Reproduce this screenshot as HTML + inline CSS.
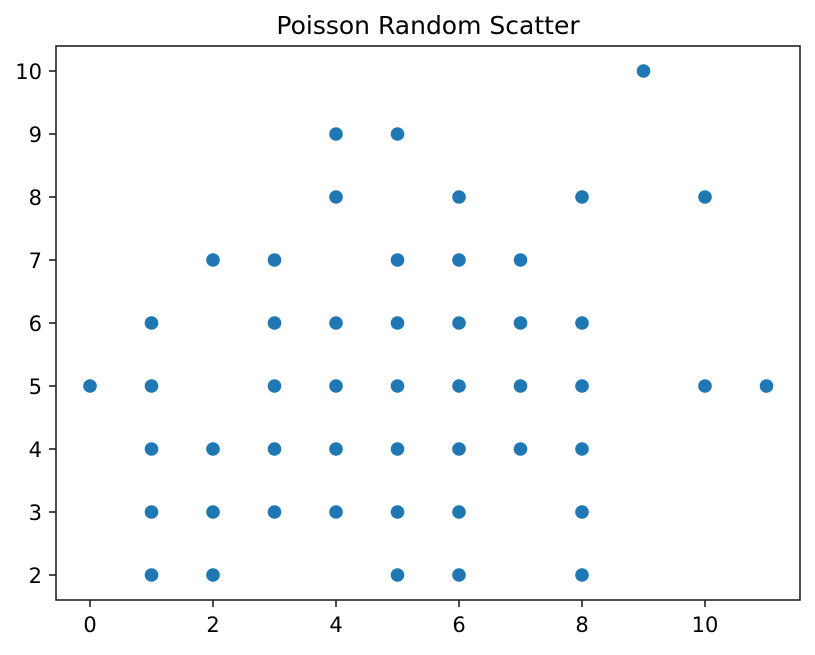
<!DOCTYPE html>
<html><head><meta charset="utf-8"><style>
body{margin:0;background:#fff;}
svg text{font-family:"DejaVu Sans","Liberation Sans",sans-serif;fill:#000;}
</style></head><body>
<svg id="chart" width="815" height="650" viewBox="0 0 815 650" xmlns="http://www.w3.org/2000/svg">
<text x="428" y="34" font-size="25" text-anchor="middle">Poisson Random Scatter</text>
<g id="ticks"></g>
<g id="points"></g>
<rect x="56" y="46" width="744" height="554" fill="none" stroke="#222" stroke-width="1.6"/>
</svg>
<script>
const xValues=[0,1,1,1,1,1,2,2,2,2,3,3,3,3,3,4,4,4,4,4,4,5,5,5,5,5,5,5,6,6,6,6,6,6,6,7,7,7,7,8,8,8,8,8,8,9,10,10,11];
const yValues=[5,6,5,4,3,2,7,4,3,2,7,6,5,4,3,9,8,6,5,4,3,9,7,6,5,4,3,2,8,7,6,5,4,3,2,7,6,5,4,8,6,5,4,3,2,10,8,5,5];
const xTicks=[0,2,4,6,8,10];
const yTicks=[2,3,4,5,6,7,8,9,10];
const NS="http://www.w3.org/2000/svg";
function xs(v){return 90+v*61.5;}
function ys(v){return 575-(v-2)*63;}
const tg=document.getElementById('ticks');
xTicks.forEach(t=>{
  const l=document.createElementNS(NS,'line');
  l.setAttribute('x1',xs(t));l.setAttribute('x2',xs(t));l.setAttribute('y1',600);l.setAttribute('y2',607);l.setAttribute('stroke','#222');l.setAttribute('stroke-width','1.6');
  
  
  tg.appendChild(l);
  const tx=document.createElementNS(NS,'text');
  tx.setAttribute('x',xs(t));tx.setAttribute('y',632);tx.setAttribute('font-size','21');tx.setAttribute('text-anchor','middle');
  tx.textContent=t;
  
  
  tg.appendChild(tx);
});
yTicks.forEach(t=>{
  const l=document.createElementNS(NS,'line');
  l.setAttribute('x1',49);l.setAttribute('x2',56);l.setAttribute('y1',ys(t));l.setAttribute('y2',ys(t));l.setAttribute('stroke','#222');l.setAttribute('stroke-width','1.6');
  
  
  tg.appendChild(l);
  const tx=document.createElementNS(NS,'text');
  tx.setAttribute('x',42);tx.setAttribute('y',ys(t)+8);tx.setAttribute('font-size','21');tx.setAttribute('text-anchor','end');
  tx.textContent=t;
  
  
  tg.appendChild(tx);
});
const pg=document.getElementById('points');
xValues.forEach((x,i)=>{
  const c=document.createElementNS(NS,'circle');
  c.setAttribute('cx',xs(x));c.setAttribute('cy',ys(yValues[i]));c.setAttribute('r',6.8);c.setAttribute('fill','#1f77b4');
  
  
  pg.appendChild(c);
});
</script>
</body></html>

WORK INSTRUCTIONS => Copy all the data exactly as written, but skip any picture.

WORKED SOLUTION =>
Reproduce this screenshot as HTML + inline CSS.
<!DOCTYPE html>
<html><head><meta charset="utf-8"><style>
body{margin:0;background:#fff;}
svg text{font-family:"DejaVu Sans","Liberation Sans",sans-serif;fill:#000;}
</style></head><body>
<svg id="chart" width="815" height="650" viewBox="0 0 815 650" xmlns="http://www.w3.org/2000/svg">
<text x="428" y="34" font-size="25" text-anchor="middle">Poisson Random Scatter</text>
<g id="ticks"></g>
<g id="points"></g>
<rect x="56" y="46" width="744" height="554" fill="none" stroke="#222" stroke-width="1.6"/>
</svg>
<script>
const xValues=[0,1,1,1,1,1,2,2,2,2,3,3,3,3,3,4,4,4,4,4,4,5,5,5,5,5,5,5,6,6,6,6,6,6,6,7,7,7,7,8,8,8,8,8,8,9,10,10,11];
const yValues=[5,6,5,4,3,2,7,4,3,2,7,6,5,4,3,9,8,6,5,4,3,9,7,6,5,4,3,2,8,7,6,5,4,3,2,7,6,5,4,8,6,5,4,3,2,10,8,5,5];
const xTicks=[0,2,4,6,8,10];
const yTicks=[2,3,4,5,6,7,8,9,10];
const NS="http://www.w3.org/2000/svg";
function xs(v){return 90+v*61.5;}
function ys(v){return 575-(v-2)*63;}
const tg=document.getElementById('ticks');
xTicks.forEach(t=>{
  const l=document.createElementNS(NS,'line');
  l.setAttribute('x1',xs(t));l.setAttribute('x2',xs(t));l.setAttribute('y1',600);l.setAttribute('y2',607);l.setAttribute('stroke','#222');l.setAttribute('stroke-width','1.6');
  
  
  tg.appendChild(l);
  const tx=document.createElementNS(NS,'text');
  tx.setAttribute('x',xs(t));tx.setAttribute('y',632);tx.setAttribute('font-size','21');tx.setAttribute('text-anchor','middle');
  tx.textContent=t;
  
  
  tg.appendChild(tx);
});
yTicks.forEach(t=>{
  const l=document.createElementNS(NS,'line');
  l.setAttribute('x1',49);l.setAttribute('x2',56);l.setAttribute('y1',ys(t));l.setAttribute('y2',ys(t));l.setAttribute('stroke','#222');l.setAttribute('stroke-width','1.6');
  
  
  tg.appendChild(l);
  const tx=document.createElementNS(NS,'text');
  tx.setAttribute('x',42);tx.setAttribute('y',ys(t)+8);tx.setAttribute('font-size','21');tx.setAttribute('text-anchor','end');
  tx.textContent=t;
  
  
  tg.appendChild(tx);
});
const pg=document.getElementById('points');
xValues.forEach((x,i)=>{
  const c=document.createElementNS(NS,'circle');
  c.setAttribute('cx',xs(x));c.setAttribute('cy',ys(yValues[i]));c.setAttribute('r',6.8);c.setAttribute('fill','#1f77b4');
  
  
  pg.appendChild(c);
});
</script>
</body></html>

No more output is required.